Protestants are also experiencing persecution in other parts of Uzbekistan. On 1 October, a group of police officers in the town of Angren, 100 kilometres (60 miles) east of Tashkent, burst into the officially registered Pentecostal church during its Sunday service and arrested 47 people. Officials are now gathering documentation to charge the church's pastor Askhad Mustafin under article 240 ("violation of the law on religious organisations") and Article 241 ("violation of the procedure for teaching religion") of the Administrative Code.

Forum 18 was unable to find out why Pastor Mustafin and the church are being targeted. The telephone of Angren's police chief went unanswered on 16 October despite Forum 18's repeated attempts to reach him. Mustafin was fined under Article 240 in June 2005 for leading services in his registered church (see F18News 17 June 2005 http://www.forum18.org/Archive.php?article_id=588).

The congregation in Tashkent of the Council of Churches Baptists, who refuse on principle to register with the authorities in any of the former Soviet republics, is facing renewed pressure. About 12 officers from the city's Khamza district police – among them the deputy head of the local Counter-terrorism Department, S. Isakov - burst into the Sunday morning service during the sermon on 24 September. Other police officers stood outside smoking. "The intruders took photographs and tried to go into all the rooms of the church," church members told Forum 18 from Tashkent on 25 September. "After the service they blocked the exit and allowed through only the elderly and mothers with children."

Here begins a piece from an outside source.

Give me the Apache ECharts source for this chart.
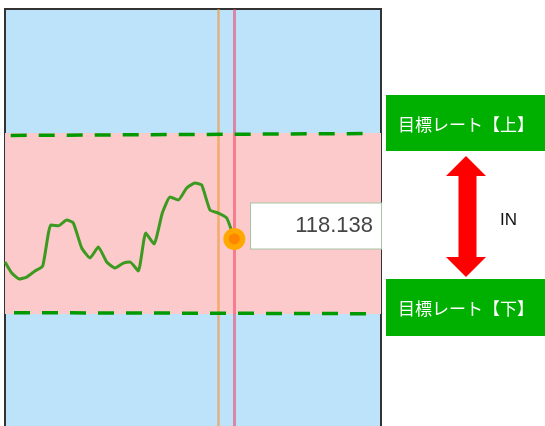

Police put thirteen church members – including teenage children - on a police bus and took them to the local station. There, five were summoned to an office, photographed, had their personal details recorded and pressured to write statements. "They were warned that services and the Christian library are being undertaken illegally and next time they are undertaken criminal cases will be launched," church members reported. "They threatened to post a police unit by the prayer house if we do not register the church." Unlicensed religious activity is – against international human rights standards – a criminal offence in Uzbekistan.

Igor Voloshin, Mikhail Goryachev and Larisa Lankina were ordered to appear at the police station the following day, where an administrative court fined Voloshin and Goryacheva 21,600 sums (118 Norwegian Kroner, 14 Euros or 18 US Dollars) each under Article 240 of Uzbekistan's Administrative Code, which punishes "violation of the law on religious organisations".

At 11.30 am on 8 October, the Baptist church's Sunday morning service was again raided by a group of district police officers, who arrested seven church members. The police are now gathering documentation for a prosecution under Article 240 and Article 241, which punishes "violation of the procedures for teaching religion" of the administrative code.